Suzanne Scott, Fox News' CEO, revealed in a Monday statement that the network was shaking up its programming in the new year. The biggest move is that Fox News Primetime, a new program featuring a rotating cast of "opinion" hosts, is taking over the 7 p.m. ET slot previously held by The Story, a "news"-side program. That program's anchor, Martha MacCallum, who has been heavily touted by the network as a credible news source but regularly parrots right-wing propaganda, is taking over the 3 p.m. time slot once held by Shepard Smith, who left Fox in protest of its direction in 2019. Bill Hemmer, the more flexible network employee who replaced Smith and currently anchors that hour, will return to hosting Fox's 9 a.m. and 10 a.m. hours, alongside former George W. Bush press secretary Dana Perino.

MacCallum's demotion comes after her program shocked industry observers by taking a ratings loss from Newsmax's offering following the election, the first time Fox had ever been bested by its erstwhile far-right rival. Fox News Primetime gives the network the opportunity to conduct tryouts for its right-wing commentators before potentially granting the influential time slot to whichever is the most impressive.

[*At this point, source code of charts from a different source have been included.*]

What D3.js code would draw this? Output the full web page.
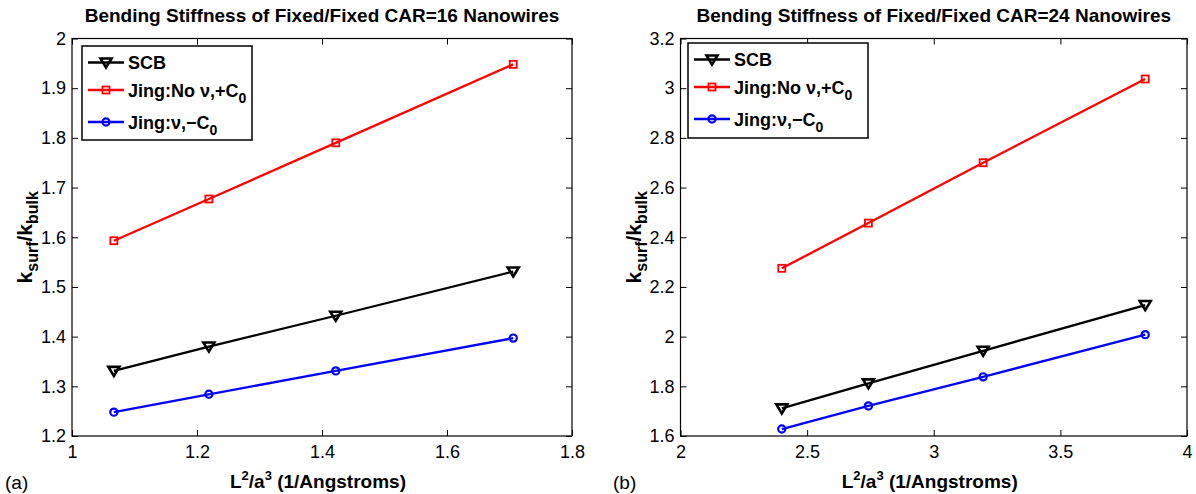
<!DOCTYPE html>
<html><head><meta charset="utf-8">
<script src="https://cdn.jsdelivr.net/npm/d3@7"></script>
<style>
body{margin:0;background:#fff}
text{font-family:"Liberation Sans",Arial,Helvetica,sans-serif;fill:#000}
</style>
</head><body>
<svg id="c" width="1196" height="494"></svg>
<script>
// ---- data ----
const seriesNames = ["SCB", "Jing:No ν,+C", "Jing:ν,−C"];
const seriesColors = ["#000000", "#ff0000", "#0000ff"];
const xA = [1.067, 1.219, 1.422, 1.706];
const scbA = [1.331, 1.380, 1.442, 1.531];
const jingNoNuA = [1.593, 1.677, 1.790, 1.948];
const jingNuA = [1.248, 1.284, 1.331, 1.397];
const xB = [2.400, 2.742, 3.195, 3.835];
const scbB = [1.711, 1.812, 1.943, 2.127];
const jingNoNuB = [2.275, 2.457, 2.700, 3.037];
const jingNuB = [1.628, 1.721, 1.838, 2.008];
const xTicksA = [1, 1.2, 1.4, 1.6, 1.8];
const yTicksA = [1.2, 1.3, 1.4, 1.5, 1.6, 1.7, 1.8, 1.9, 2];
const xTicksB = [2, 2.5, 3, 3.5, 4];
const yTicksB = [1.6, 1.8, 2, 2.2, 2.4, 2.6, 2.8, 3, 3.2];
const titles = ["Bending Stiffness of Fixed/Fixed CAR=16 Nanowires",
                "Bending Stiffness of Fixed/Fixed CAR=24 Nanowires"];
const panelLabels = ["(a)", "(b)"];

const svg = d3.select("#c");

const panels = [
  {x0: 72, x1: 572, y0: 38.5, y1: 436, xd: [1, 1.8], yd: [1.2, 2], xt: xTicksA, yt: yTicksA,
   xs: xA, ys: [scbA, jingNoNuA, jingNuA], title: titles[0], lab: panelLabels[0], labX: 5,
   leg: {x: 82, y: 46, w: 170, h: 94}},
  {x0: 680.5, x1: 1187, y0: 38.5, y1: 436, xd: [2, 4], yd: [1.6, 3.2], xt: xTicksB, yt: yTicksB,
   xs: xB, ys: [scbB, jingNoNuB, jingNuB], title: titles[1], lab: panelLabels[1], labX: 613,
   leg: {x: 688, y: 43, w: 180, h: 95}}
];

const fmt = d => String(+d.toFixed(2));

function marker(g, i, cx, cy) {
  const c = seriesColors[i];
  if (i === 0) {
    g.append("path").attr("d", `M${cx-5.5},${cy-4} L${cx+5.5},${cy-4} L${cx},${cy+5} Z`)
      .attr("fill", "none").attr("stroke", c).attr("stroke-width", 2.6).attr("stroke-linejoin", "miter");
  } else if (i === 1) {
    g.append("rect").attr("x", cx-3.5).attr("y", cy-3.5).attr("width", 7).attr("height", 7)
      .attr("fill", "none").attr("stroke", c).attr("stroke-width", 1.8);
  } else {
    g.append("circle").attr("cx", cx).attr("cy", cy).attr("r", 3.6)
      .attr("fill", "none").attr("stroke", c).attr("stroke-width", 2.2);
  }
}

panels.forEach(p => {
  const x = d3.scaleLinear().domain(p.xd).range([p.x0, p.x1]);
  const y = d3.scaleLinear().domain(p.yd).range([p.y1, p.y0]);
  const g = svg.append("g");

  const ax = (gen, tr) => {
    const a = g.append("g").attr("transform", tr).call(gen);
    a.select(".domain").remove();
    a.selectAll("line").attr("stroke", "#000").attr("stroke-width", 1);
    return a;
  };
  const bx = ax(d3.axisBottom(x).tickValues(p.xt).tickFormat(fmt).tickSize(-6).tickPadding(9), `translate(0,${p.y1})`);
  bx.selectAll("text").attr("font-size", 18).attr("fill", "#000");
  ax(d3.axisTop(x).tickValues(p.xt).tickFormat("").tickSize(-6), `translate(0,${p.y0})`);
  const ly = ax(d3.axisLeft(y).tickValues(p.yt).tickFormat(fmt).tickSize(-6).tickPadding(6), `translate(${p.x0},0)`);
  ly.selectAll("text").attr("font-size", 18).attr("fill", "#000");
  ax(d3.axisRight(y).tickValues(p.yt).tickFormat("").tickSize(-6), `translate(${p.x1},0)`);
  g.selectAll(".tick text").attr("font-family", "'Liberation Sans',Arial,sans-serif");

  g.append("rect").attr("x", p.x0).attr("y", p.y0).attr("width", p.x1 - p.x0).attr("height", p.y1 - p.y0)
    .attr("fill", "none").attr("stroke", "#000").attr("stroke-width", 1.2);

  const line = d3.line().x(d => x(d[0])).y(d => y(d[1]));
  p.ys.forEach((vals, i) => {
    const pts = p.xs.map((xv, k) => [xv, vals[k]]);
    g.append("path").attr("d", line(pts)).attr("fill", "none")
      .attr("stroke", seriesColors[i]).attr("stroke-width", 2.3);
    pts.forEach(d => marker(g, i, x(d[0]), y(d[1])));
  });

  // legend
  const L = p.leg;
  g.append("rect").attr("x", L.x).attr("y", L.y).attr("width", L.w).attr("height", L.h)
    .attr("fill", "#fff").attr("stroke", "#000").attr("stroke-width", 1.5);
  const rowY = [L.y + 16.5, L.y + 44, L.y + 76];
  seriesNames.forEach((nm, i) => {
    const ry = rowY[i];
    g.append("line").attr("x1", L.x + 6).attr("x2", L.x + 42).attr("y1", ry).attr("y2", ry)
      .attr("stroke", seriesColors[i]).attr("stroke-width", 2.3);
    marker(g, i, L.x + 24, ry);
    const t = g.append("text").attr("x", L.x + 46).attr("y", ry + 6.5)
      .attr("font-size", 18).attr("font-weight", "bold");
    t.append("tspan").text(nm);
    if (i > 0) t.append("tspan").attr("dy", 6).attr("font-size", 14).text("0");
  });

  // title
  g.append("text").attr("x", (p.x0 + p.x1) / 2).attr("y", 22).attr("text-anchor", "middle")
    .attr("font-size", 19).attr("font-weight", "bold").text(p.title);

  // x label
  const xl = g.append("text").attr("x", (p.x0 + p.x1) / 2 - 4).attr("y", 488).attr("text-anchor", "middle")
    .attr("font-size", 19).attr("font-weight", "bold");
  xl.append("tspan").text("L");
  xl.append("tspan").attr("dy", -8).attr("font-size", 13).text("2");
  xl.append("tspan").attr("dy", 8).text("/a");
  xl.append("tspan").attr("dy", -8).attr("font-size", 13).text("3");
  xl.append("tspan").attr("dy", 8).text(" (1/Angstroms)");

  // y label
  const yl = g.append("text").attr("transform", `translate(${p.x0 - 40},${(p.y0 + p.y1) / 2}) rotate(-90)`)
    .attr("text-anchor", "middle").attr("font-size", 21).attr("font-weight", "bold");
  yl.append("tspan").text("k");
  yl.append("tspan").attr("dy", 6).attr("font-size", 16).text("surf");
  yl.append("tspan").attr("dy", -6).text("/k");
  yl.append("tspan").attr("dy", 6).attr("font-size", 16).text("bulk");

  // panel label
  svg.append("text").attr("x", p.labX).attr("y", 489).attr("font-size", 19).text(p.lab);
});
</script>
</body></html>
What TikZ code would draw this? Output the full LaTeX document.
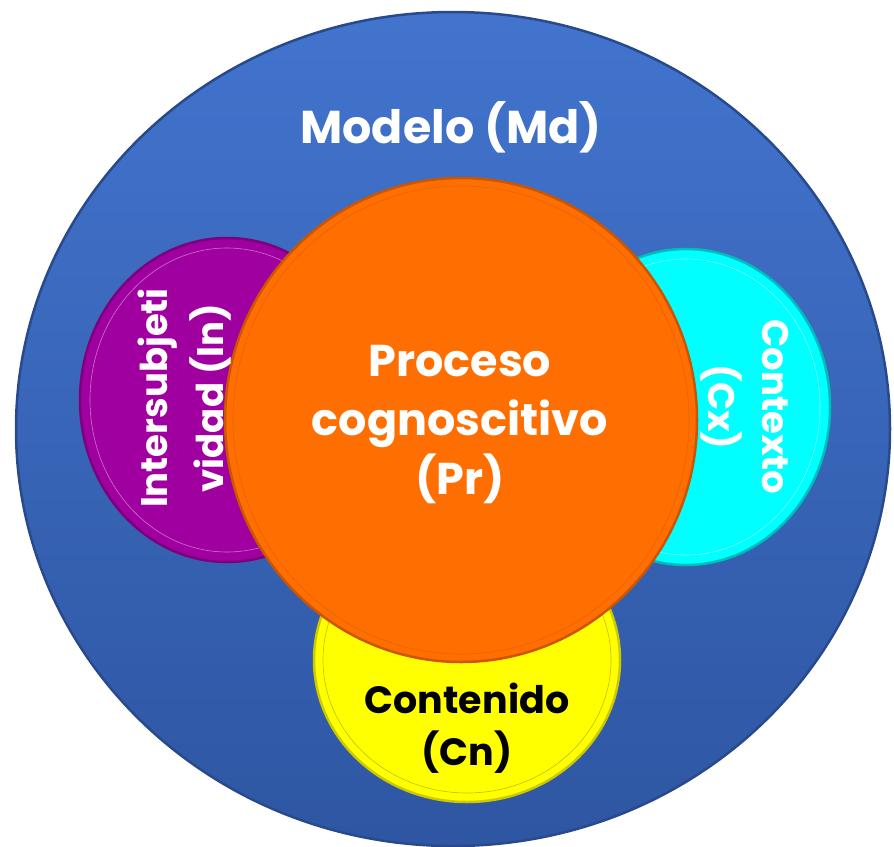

The message is clear. Fox executives hold the "news"-side figures responsible for the criticism from Trump, outcry from viewers, and the ratings dip that followed the network's decision desk accurately calling first Arizona and then the 2020 election for President-elect Joe Biden. Rather than being rewarded for telling their audience the truth, they are being punished.

Fox had already frantically tried to revive faltering ratings and rebuild support from the right by promoting its "opinion" shows during its "news" hours. Following the election, theoretically independent "news" shows like America's Newsroom started regularly basing segments on the nighttime antics of their "opinion" colleagues. Now the "news" side has lost one of its highest-profile hours altogether so the network can instead have a four-hour block of explicit right-wing propaganda.

These moves constitute a rout for the Fox "news" division that saw a long series of such defeats as the network became entwined with the Trump administration over the past four years. Several longtime network journalists departed, while current and former employees levied increasingly harsh criticism of its coverage. After Fox laid off members of its "Brain Room" research department in the fall, Fox staffers told The Daily Beast that the moves showed the network was acting "more like an extension of this administration, instead of a news network" and compared it to "state TV."

Fox executives seem committed to ensuring that trend continues long after Trump leaves office. The network belongs to the Tucker Carlsons and Sean Hannitys. And with Fox unwilling to reform from within, only its advertisers and the cable providers who carry it can exert enough influence to get it to behave responsibly.